### INPUT ROWS
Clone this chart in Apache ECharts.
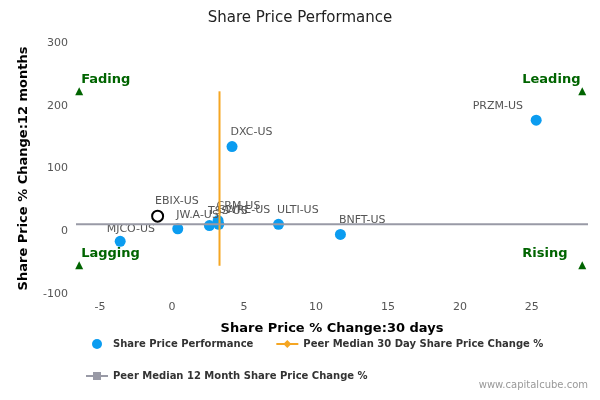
<!DOCTYPE html><html><head><meta charset="utf-8"><script src="https://cdn.jsdelivr.net/npm/echarts@6/dist/echarts.min.js"></script></head><body style="margin:0"><div id="c" style="width:600px;height:400px"></div><script>
const names=['PRZM-US','DXC-US','MJCO-US','ULTI-US','BNFT-US','JW.A-US','TSS-US','GWRE-US','CRM-US'];
const xs=[25.3,4.17,-3.6,7.4,11.7,0.4,2.6,3.25,3.2];
const ys=[177,135,-16,11,-5,4,9,11,17];
const selfName='EBIX-US',selfX=-1.0,selfY=24;
const medX=3.3,medY=11;
const quads=[['Fading',-6.45,223,'left'],['Leading',28.5,223,'right'],['Lagging',-6.45,-54,'left'],['Rising',28.5,-54,'right']];
const xTicks=[-5,0,5,10,15,20,25];
const F='DejaVu Sans';
const leftLabels={'PRZM-US':[-58,-14],'MJCO-US':[-8,-12]};
const c=echarts.init(document.getElementById('c'));
c.setOption({
title:{text:'Share Price Performance',left:'center',top:6,textStyle:{fontFamily:F,fontSize:15,color:'#222',fontWeight:'normal'}},
grid:{left:76,right:12,top:43,bottom:106},
xAxis:{type:'value',min:-6.67,max:28.9,name:'Share Price % Change:30 days',nameLocation:'middle',nameGap:28,nameTextStyle:{fontFamily:F,fontWeight:'bold',fontSize:13,color:'#000'},
 axisLine:{show:false},axisTick:{show:false},splitLine:{show:false},axisLabel:{customValues:xTicks,fontFamily:F,fontSize:11,color:'#555'}},
yAxis:{type:'value',min:-100,max:300,interval:100,name:'Share Price % Change:12 months',nameLocation:'middle',nameGap:46,nameTextStyle:{fontFamily:F,fontWeight:'bold',fontSize:13,color:'#000'},
 axisLine:{show:false},axisTick:{show:false},splitLine:{show:false},axisLabel:{fontFamily:F,fontSize:11,color:'#555'}},
legend:{orient:'horizontal',bottom:14,left:80,width:460,itemGap:22,itemWidth:22,itemHeight:10,textStyle:{fontFamily:F,fontWeight:'bold',fontSize:10,color:'#333'},
 data:[{name:'Share Price Performance',icon:'circle'},'Peer Median 30 Day Share Price Change %','Peer Median 12 Month Share Price Change %']},
graphic:[{type:'text',right:12,bottom:10,style:{text:'www.capitalcube.com',font:'10px '+F,fill:'#999'}}],
series:[
{name:'Share Price Performance',type:'scatter',symbolSize:11,itemStyle:{color:'#0b9cf0',opacity:1},
 data:names.map((n,i)=>({value:[xs[i],ys[i]],name:n,label:leftLabels[n]?{position:leftLabels[n]}:undefined})),
 label:{show:true,formatter:p=>p.name,position:[4,-14],fontFamily:F,fontSize:11,color:'#555'}},
{name:'self',type:'scatter',symbolSize:11,itemStyle:{color:'#fff',borderColor:'#000',borderWidth:2,opacity:1},
 data:[{value:[selfX,selfY],name:selfName}],label:{show:true,formatter:p=>p.name,position:[4,-14],fontFamily:F,fontSize:11,color:'#555'}},
{name:'Peer Median 30 Day Share Price Change %',type:'line',symbol:'diamond',symbolSize:9,showSymbol:false,itemStyle:{color:'#f5a623'},lineStyle:{color:'#f5a623',width:2},data:[[medX,-55],[medX,223]]},
{name:'Peer Median 12 Month Share Price Change %',type:'line',symbol:'rect',symbolSize:9,showSymbol:false,itemStyle:{color:'#999aa6'},lineStyle:{color:'#999aa6',width:2},data:[[-6.67,medY],[28.9,medY]]},
{name:'quad',type:'scatter',symbol:'triangle',symbolSize:8,itemStyle:{color:'#006400',opacity:1},
 data:quads.map(q=>({value:[q[1],q[2]],name:q[0],label:{position:q[3]==='left'?[6,-14]:[-56,-14]}})),
 label:{show:true,formatter:p=>p.name,fontFamily:F,fontSize:13,fontWeight:'bold',color:'#006400'}}
]});
</script></body></html>
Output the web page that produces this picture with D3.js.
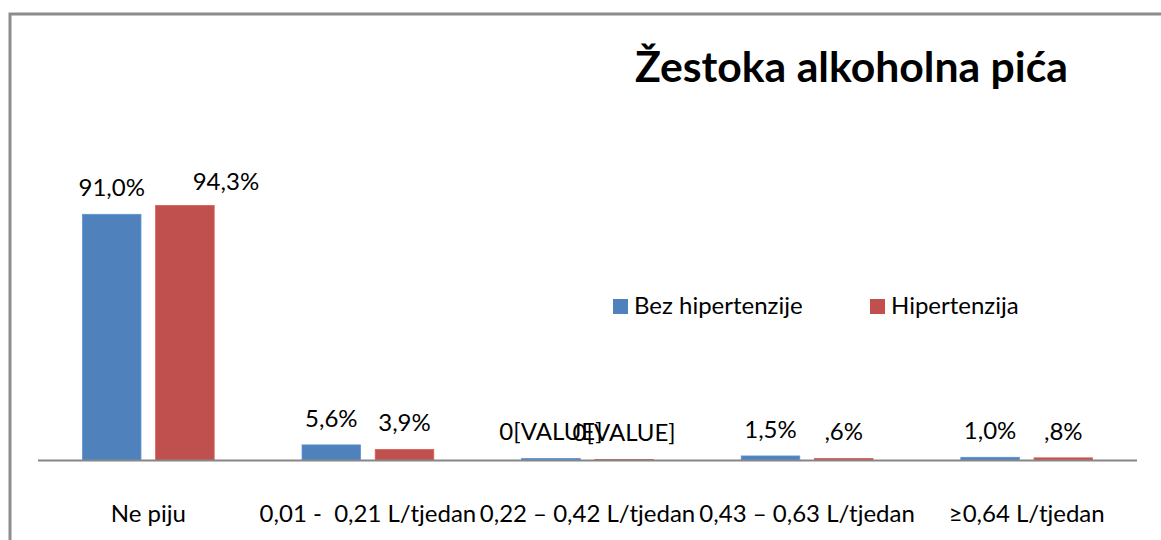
<!DOCTYPE html>
<html>
<head>
<meta charset="utf-8">
<script src="https://cdn.jsdelivr.net/npm/d3@7"></script>
<style>
  body { margin: 0; background: #fff; }
  text { font-family: Lato, "Open Sans", sans-serif; fill: #000; }
</style>
</head>
<body>
<div class="chart"></div>
<script>
// chart data
const categories = ["Ne piju", "0,01 -  0,21 L/tjedan", "0,22 – 0,42 L/tjedan", "0,43 – 0,63 L/tjedan", "≥0,64 L/tjedan"];
const seriesNames = ["Bez hipertenzije", "Hipertenzija"];
const bezValues = [91.0, 5.6, 0.6, 1.5, 1.0];
const hipValues = [94.3, 3.9, 0.2, 0.6, 0.8];
const bezLabels = ["91,0%", "5,6%", "0[VALUE]", "1,5%", "1,0%"];
const hipLabels = ["94,3%", "3,9%", "0[VALUE]", ",6%", ",8%"];
const colors = ["#4F81BD", "#C0504D"];

const WIDTH = 1161;
const HEIGHT = 540;

const svg = d3.select(".chart")
  .append("svg")
  .attr("width", WIDTH)
  .attr("height", HEIGHT);

// outer frame (runs off the right/bottom edge)
svg.append("rect")
  .attr("x", 10).attr("y", 14)
  .attr("width", 1200).attr("height", 600)
  .attr("fill", "none")
  .attr("stroke", "#8c8c8c")
  .attr("stroke-width", 3);

// scales
const x0 = d3.scaleBand().domain(categories).range([38.5, 1136.5]);
const x1 = d3.scaleBand().domain(seriesNames).range([0, x0.bandwidth()])
  .paddingInner(0.2).paddingOuter(0.6);
const y = d3.scaleLinear().domain([0, 100]).range([460, 190]);

// build rows
const rows = [];
categories.forEach((c, i) => {
  rows.push({ cat: c, s: seriesNames[0], v: bezValues[i], label: bezLabels[i], color: colors[0], i: i });
  rows.push({ cat: c, s: seriesNames[1], v: hipValues[i], label: hipLabels[i], color: colors[1], i: i });
});

// bars
svg.append("g").selectAll("rect")
  .data(rows)
  .join("rect")
  .attr("x", d => x0(d.cat) + x1(d.s))
  .attr("y", d => y(d.v))
  .attr("width", x1.bandwidth())
  .attr("height", d => y(0) - y(d.v))
  .attr("fill", d => d.color)
  .attr("stroke", d => d3.color(d.color).brighter(0.4))
  .attr("stroke-width", 0.8);

// baseline
svg.append("line")
  .attr("x1", 38).attr("x2", 1137)
  .attr("y1", y(0) + 0.5).attr("y2", y(0) + 0.5)
  .attr("stroke", "#868686")
  .attr("stroke-width", 2);

// value labels (the 94,3% label sits off to the right in the original)
svg.append("g").selectAll("text")
  .data(rows)
  .join("text")
  .attr("x", d => x0(d.cat) + x1(d.s) + x1.bandwidth() / 2 + (d.i === 0 && d.s === seriesNames[1] ? 41 : 0))
  .attr("y", d => y(d.v) - (d.i === 0 && d.s === seriesNames[1] ? 15 : 18))
  .attr("text-anchor", "middle")
  .style("font-size", "24px")
  .text(d => d.label);

// category labels
const xAxis = svg.append("g")
  .attr("transform", `translate(0,${y(0)})`)
  .call(d3.axisBottom(x0).tickSize(0).tickPadding(0));
xAxis.select(".domain").remove();
xAxis.selectAll("text")
  .attr("y", 62)
  .attr("dy", 0)
  .attr("fill", "#000")
  .style("font-size", "24px")
  .style("white-space", "pre");

// legend
const legend = svg.append("g");
const legendX = [613, 870];
seriesNames.forEach((s, i) => {
  legend.append("rect")
    .attr("x", legendX[i]).attr("y", 299)
    .attr("width", 15).attr("height", 15)
    .attr("fill", colors[i]);
  legend.append("text")
    .attr("x", legendX[i] + 21).attr("y", 314)
    .style("font-size", "24px")
    .text(s);
});

// title, fitted to the width used in the original
const title = svg.append("text")
  .attr("x", 635).attr("y", 82)
  .style("font-size", "40px")
  .style("font-weight", "bold")
  .text("Žestoka alkoholna pića");
const tw = title.node().getComputedTextLength();
title.style("font-size", (40 * 433 / tw) + "px");
</script>
</body>
</html>
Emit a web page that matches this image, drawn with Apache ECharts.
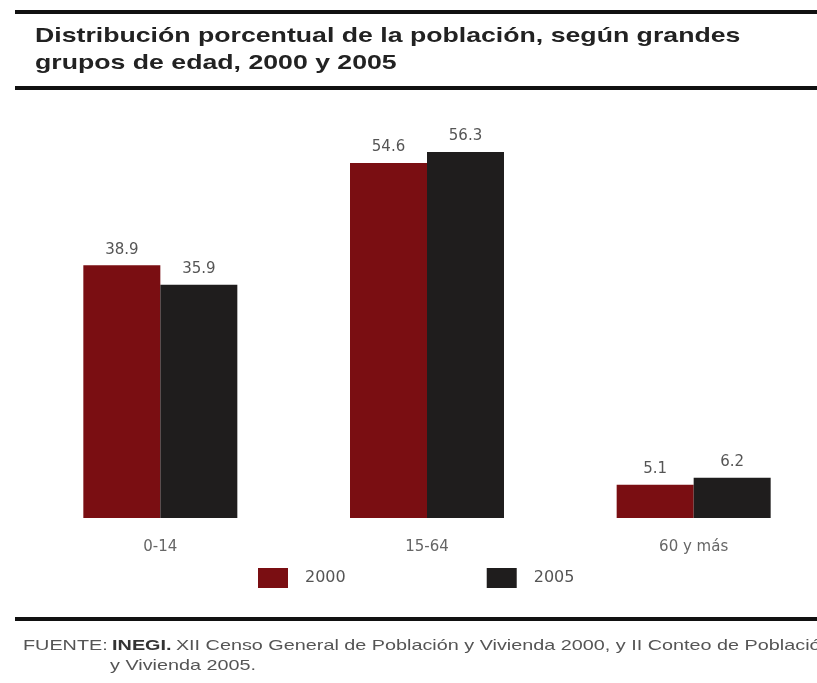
<!DOCTYPE html>
<html>
<head>
<meta charset="utf-8">
<script src="https://cdn.jsdelivr.net/npm/echarts@6/dist/echarts.min.js"></script>
<style>
  html, body { margin: 0; padding: 0; background: #fff; overflow: hidden; }
  #chart { width: 840px; height: 683px; }
</style>
</head>
<body>
<div id="chart"></div>
<script>
const categories = ['0-14', '15-64', '60 y más']
const seriesNames = ['2000', '2005']
const values2000 = [38.9, 54.6, 5.1]
const values2005 = [35.9, 56.3, 6.2]
const colors = ['#7a0e12', '#1f1d1d']
const titleLines = [
  'Distribución porcentual de la población, según grandes',
  'grupos de edad, 2000 y 2005',
]

const chart = echarts.init(document.getElementById('chart'))

const labelStyle = {
  show: true,
  position: 'top',
  distance: 8,
  color: '#555',
  fontSize: 15,
  fontFamily: 'DejaVu Sans',
  formatter: (p) => p.value.toFixed(1),
}

// the source picture is stretched sideways, so headline and footer text get scaleX
const stretched = (text, x, y, font, fill) => ({
  type: 'text',
  x: x,
  y: y,
  scaleX: 1.27,
  style: { text: text, fill: fill, font: font, textVerticalAlign: 'middle' },
})

const option = {
  backgroundColor: '#fff',
  animation: false,
  legend: {
    left: 253,
    top: 563,
    itemWidth: 30,
    itemHeight: 20,
    itemGap: 141,
    icon: 'rect',
    data: seriesNames,
    textStyle: { color: '#555', fontSize: 16, fontFamily: 'DejaVu Sans', padding: [0, 0, 0, 12] },
  },
  grid: {
    left: 27,
    width: 800,
    top: 128,
    bottom: 165,
  },
  xAxis: {
    type: 'category',
    data: categories,
    axisLine: { show: false },
    axisTick: { show: false },
    axisLabel: { color: '#666', fontSize: 15, margin: 22, fontFamily: 'DejaVu Sans' },
  },
  yAxis: {
    type: 'value',
    min: 0,
    max: 60,
    show: false,
  },
  series: [
    {
      name: seriesNames[0],
      type: 'bar',
      data: values2000,
      barWidth: 77,
      barGap: '0%',
      itemStyle: { color: colors[0] },
      label: labelStyle,
    },
    {
      name: seriesNames[1],
      type: 'bar',
      data: values2005,
      barWidth: 77,
      itemStyle: { color: colors[1] },
      label: labelStyle,
    },
  ],
  graphic: [
    { type: 'rect', shape: { x: 15, y: 10, width: 830, height: 4 }, style: { fill: '#111' } },
    { type: 'rect', shape: { x: 15, y: 86, width: 830, height: 4 }, style: { fill: '#111' } },
    { type: 'rect', shape: { x: 15, y: 617, width: 830, height: 4 }, style: { fill: '#111' } },
    stretched(titleLines[0], 35, 36, 'bold 21px "Liberation Sans"', '#222'),
    stretched(titleLines[1], 35, 63, 'bold 21px "Liberation Sans"', '#222'),
    {
      type: 'text',
      x: 23,
      y: 646,
      scaleX: 1.32,
      style: {
        text: '{a|FUENTE:} {b|INEGI.} {a|XII Censo General de Población y Vivienda 2000, y II Conteo de Población}',
        textVerticalAlign: 'middle',
        rich: {
          a: { fill: '#555', fontSize: 15, fontFamily: 'Liberation Sans' },
          b: { fill: '#333', fontSize: 15, fontWeight: 'bold', fontFamily: 'Liberation Sans' },
        },
      },
    },
    {
      type: 'text',
      x: 110,
      y: 666,
      scaleX: 1.32,
      style: { text: 'y Vivienda 2005.', fill: '#555', font: '15px "Liberation Sans"', textVerticalAlign: 'middle' },
    },
  ],
}

chart.setOption(option)
</script>
</body>
</html>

### AIM OF THE TASK
Count the lines in the material above where the string "with" appears, then state only that count.

### RESULT OF THIS EXERCISE
2